Begin

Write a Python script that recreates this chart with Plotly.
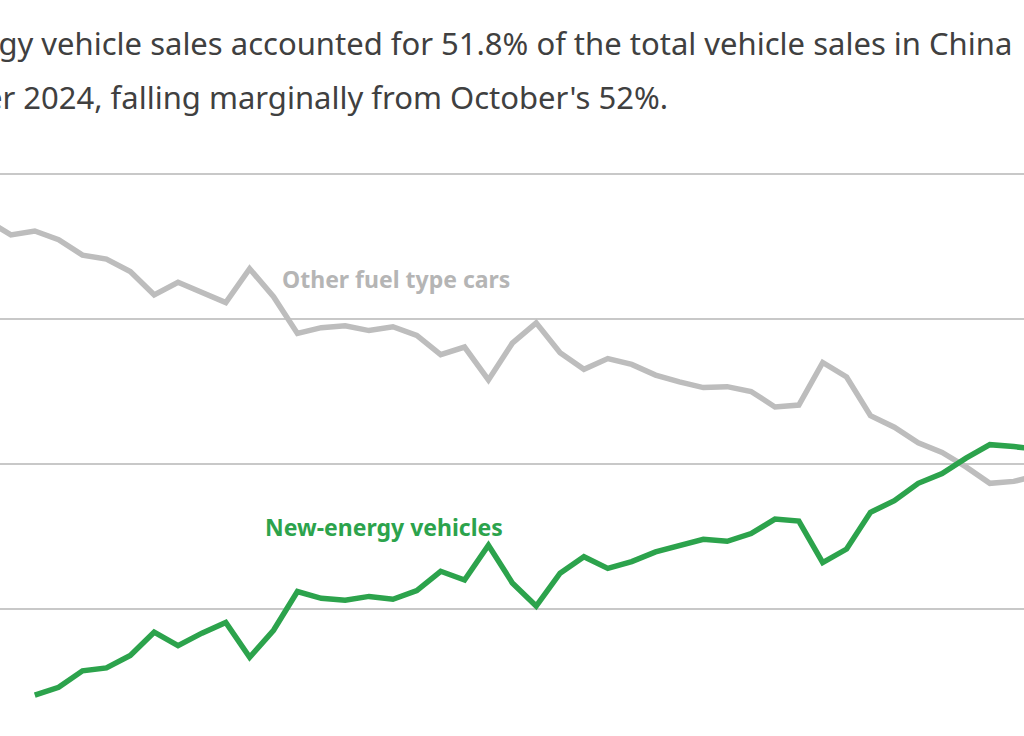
import plotly.graph_objects as go

# Monthly categories (Apr 2021 .. Dec 2024)
months = []
for y in range(2021, 2025):
    for m in range(1, 13):
        if (y == 2021 and m < 4):
            continue
        months.append(f"{y}-{m:02d}")

# Share of total vehicle sales, %
other_fuel = [75.2, 73.7, 74.1, 73.2, 71.6, 71.2, 69.9, 67.5, 68.8, 67.7,
              66.7, 70.2, 67.3, 63.5, 64.1, 64.3, 63.8, 64.2, 63.3, 61.3,
              62.1, 58.7, 62.5, 64.6, 61.5, 59.8, 60.9, 60.3, 59.2, 58.5,
              57.9, 58.0, 57.5, 55.9, 56.1, 60.5, 59.0, 55.0, 53.8, 52.2,
              51.2, 49.7, 48.0, 48.2, 48.8]
new_energy = [None, None, 26.1, 26.9, 28.6, 28.9, 30.2, 32.6, 31.2, 32.5,
              33.6, 30.0, 32.8, 36.8, 36.1, 35.9, 36.3, 36.0, 36.9, 38.9,
              38.0, 41.6, 37.7, 35.3, 38.7, 40.4, 39.2, 39.9, 40.9, 41.6,
              42.2, 42.0, 42.8, 44.3, 44.1, 39.8, 41.2, 45.0, 46.2, 48.0,
              49.0, 50.6, 52.0, 51.8, 51.5]

grid_vals = [35, 50, 65, 80]

subtitle_1 = "New-energy vehicle sales accounted for 51.8% of the total vehicle sales in China"
subtitle_2 = "November 2024, falling marginally from October's 52%."

GRAY = "#bdbdbd"
GREEN = "#2ca34c"

fig = go.Figure()
fig.add_trace(go.Scatter(x=months, y=other_fuel, mode="lines",
                         line=dict(color=GRAY, width=5.5), name="Other fuel type cars"))
fig.add_trace(go.Scatter(x=months, y=new_energy, mode="lines",
                         line=dict(color=GREEN, width=5.5), name="New-energy vehicles",
                         connectgaps=False))

W, H, T = 1024, 736, 150
def px_x(p):
    return p / W
def px_y(p):
    return (H - p) / (H - T)

fig.add_annotation(x=11.57, y=43.5, xref="x", yref="y", text="<b>New-energy vehicles</b>",
                   showarrow=False, xanchor="left", yanchor="middle",
                   font=dict(family="Noto Sans", size=23, color=GREEN))
fig.add_annotation(x=12.27, y=69.1, xref="x", yref="y", text="<b>Other fuel type cars</b>",
                   showarrow=False, xanchor="left", yanchor="middle",
                   font=dict(family="Noto Sans", size=23, color="#b5b5b5"))

fig.add_annotation(x=px_x(-145), y=px_y(43), xref="paper", yref="paper", text=subtitle_1,
                   showarrow=False, xanchor="left", yanchor="middle",
                   font=dict(family="Noto Sans", size=31, color="#404040"))
fig.add_annotation(x=px_x(-140), y=px_y(97), xref="paper", yref="paper", text=subtitle_2,
                   showarrow=False, xanchor="left", yanchor="middle",
                   font=dict(family="Noto Sans", size=31, color="#404040"))

fig.update_layout(
    width=W, height=H,
    margin=dict(l=0, r=0, t=T, b=0),
    plot_bgcolor="white", paper_bgcolor="white",
    showlegend=False,
    xaxis=dict(type="category", range=[0.544, 43.43], showgrid=False, showticklabels=False,
               zeroline=False, showline=False, ticks=""),
    yaxis=dict(range=[21.86, 82.48], tickvals=grid_vals, showticklabels=False,
               gridcolor="#c8c8c8", gridwidth=1.5, zeroline=False, showline=False, ticks=""),
)

fig.write_html("out.html")
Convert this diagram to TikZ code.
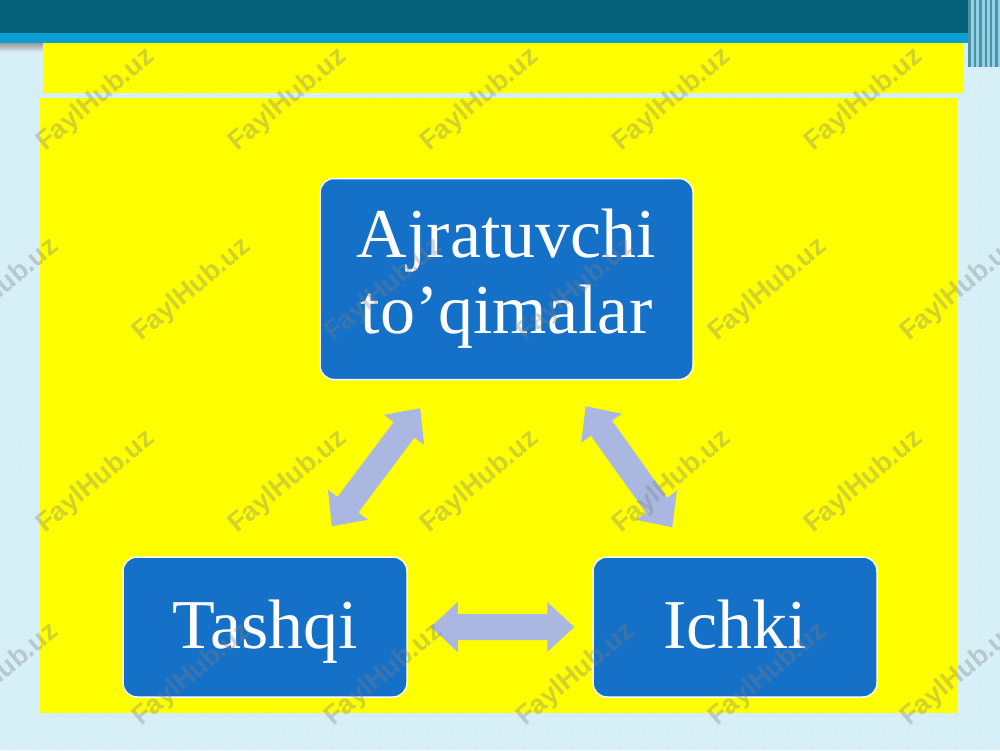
\documentclass[tikz,border=0pt]{standalone}
\usepackage{fontspec}
\setmainfont{Liberation Serif}
\newfontfamily\wmfont{Liberation Sans}
\usetikzlibrary{calc,patterns}

\definecolor{bgblue}{RGB}{216,241,249}
\definecolor{dotblue}{RGB}{192,224,236}
\definecolor{barteal}{RGB}{5,96,122}
\definecolor{barblue}{RGB}{12,158,208}
\definecolor{boxblue}{RGB}{21,112,200}
\definecolor{arrowblue}{RGB}{170,183,225}
\definecolor{slideyellow}{RGB}{255,255,0}

% double block arrow between two named coordinates
\newcommand\dblarrow[3]{%
  \coordinate (#3-hA) at ($(#1)!27pt!(#2)$);
  \coordinate (#3-hB) at ($(#2)!27pt!(#1)$);
  \fill[arrowblue] (#1) -- ($(#3-hA)!25pt!90:(#2)$) -- ($(#3-hA)!13pt!90:(#2)$)
    -- ($(#3-hB)!13pt!-90:(#1)$) -- ($(#3-hB)!25pt!-90:(#1)$) -- (#2)
    -- ($(#3-hB)!25pt!90:(#1)$) -- ($(#3-hB)!13pt!90:(#1)$)
    -- ($(#3-hA)!13pt!-90:(#2)$) -- ($(#3-hA)!25pt!-90:(#2)$) -- cycle;}

\begin{document}
\begin{tikzpicture}[x=1pt,y=-1pt,
  box/.style={draw=white, line width=1.5pt, fill=boxblue, rounded corners=14pt,
    text=white, font=\fontsize{70}{76}\selectfont, align=center, inner sep=0pt},
  wm/.style={text=gray, opacity=0.35, rotate=40, inner sep=0pt,
    font=\wmfont\bfseries\fontsize{27}{27}\selectfont}]
\useasboundingbox (0,0) rectangle (1000,750);

% background
\fill[bgblue] (0,0) rectangle (1000,750);
\fill[pattern=dots, pattern color=dotblue] (0,0) rectangle (1000,750);

% top bar
\fill[barteal] (0,0) rectangle (1000,33);
\fill[barblue] (0,33) rectangle (970,43);
\shade[top color=gray!80, bottom color=bgblue] (0,43) rectangle (43,52);
\fill[barblue!45!white] (968,0) rectangle (1000,67);
\foreach \x/\w in {968/3,974/2,979/3,985/2,990/2,995/3}
  \fill[barteal!70!white] (\x,0) rectangle ++(\w,67);

% yellow panels
\fill[slideyellow] (43,43) rectangle (964,93);
\fill[slideyellow] (40,98) rectangle (957,713);

% boxes
\node[box, minimum width=373pt, minimum height=201pt] (top) at (506.5,279)
  {Ajratuvchi\\to’qimalar};
\node[box, minimum width=284pt, minimum height=140pt,
  text height=48pt, text depth=6pt] (left) at (265,627) {Tashqi};
\node[box, minimum width=284pt, minimum height=140pt,
  text height=48pt, text depth=6pt] (right) at (735,627) {Ichki};

% connectors
\coordinate (lend) at ($(left.north east)+(-76,-30)$);
\coordinate (ltop) at ($(top.south west)+(101,28)$);
\coordinate (rtop) at ($(top.south east)+(-108,26)$);
\coordinate (rend) at ($(right.north west)+(80,-29)$);
\coordinate (hl) at ($(left.east)+(23,0)$);
\coordinate (hr) at ($(right.west)+(-18,0)$);
\dblarrow{lend}{ltop}{arL}
\dblarrow{rtop}{rend}{arR}
\dblarrow{hl}{hr}{arH}

% watermark
\foreach \x in {96,288,480,672,864}
  \foreach \y in {100,482}
    \node[wm] (wm-\x-\y) at (\x,\y) {FaylHub.uz};
\foreach \x in {0,192,384,576,768,960}
  \foreach \y in {290,675}
    \node[wm] (wm-\x-\y) at (\x,\y) {FaylHub.uz};
\end{tikzpicture}
\end{document}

End

_WORK TO COMPLETE:_ Repeat the lines from where the entries begin to the line with "grid_vals = [35, 50, 65, 80]", both included. Any picture is left out.

_EXERCISE SOLUTION:_
Write a Python script that recreates this chart with Plotly.
import plotly.graph_objects as go

# Monthly categories (Apr 2021 .. Dec 2024)
months = []
for y in range(2021, 2025):
    for m in range(1, 13):
        if (y == 2021 and m < 4):
            continue
        months.append(f"{y}-{m:02d}")

# Share of total vehicle sales, %
other_fuel = [75.2, 73.7, 74.1, 73.2, 71.6, 71.2, 69.9, 67.5, 68.8, 67.7,
              66.7, 70.2, 67.3, 63.5, 64.1, 64.3, 63.8, 64.2, 63.3, 61.3,
              62.1, 58.7, 62.5, 64.6, 61.5, 59.8, 60.9, 60.3, 59.2, 58.5,
              57.9, 58.0, 57.5, 55.9, 56.1, 60.5, 59.0, 55.0, 53.8, 52.2,
              51.2, 49.7, 48.0, 48.2, 48.8]
new_energy = [None, None, 26.1, 26.9, 28.6, 28.9, 30.2, 32.6, 31.2, 32.5,
              33.6, 30.0, 32.8, 36.8, 36.1, 35.9, 36.3, 36.0, 36.9, 38.9,
              38.0, 41.6, 37.7, 35.3, 38.7, 40.4, 39.2, 39.9, 40.9, 41.6,
              42.2, 42.0, 42.8, 44.3, 44.1, 39.8, 41.2, 45.0, 46.2, 48.0,
              49.0, 50.6, 52.0, 51.8, 51.5]

grid_vals = [35, 50, 65, 80]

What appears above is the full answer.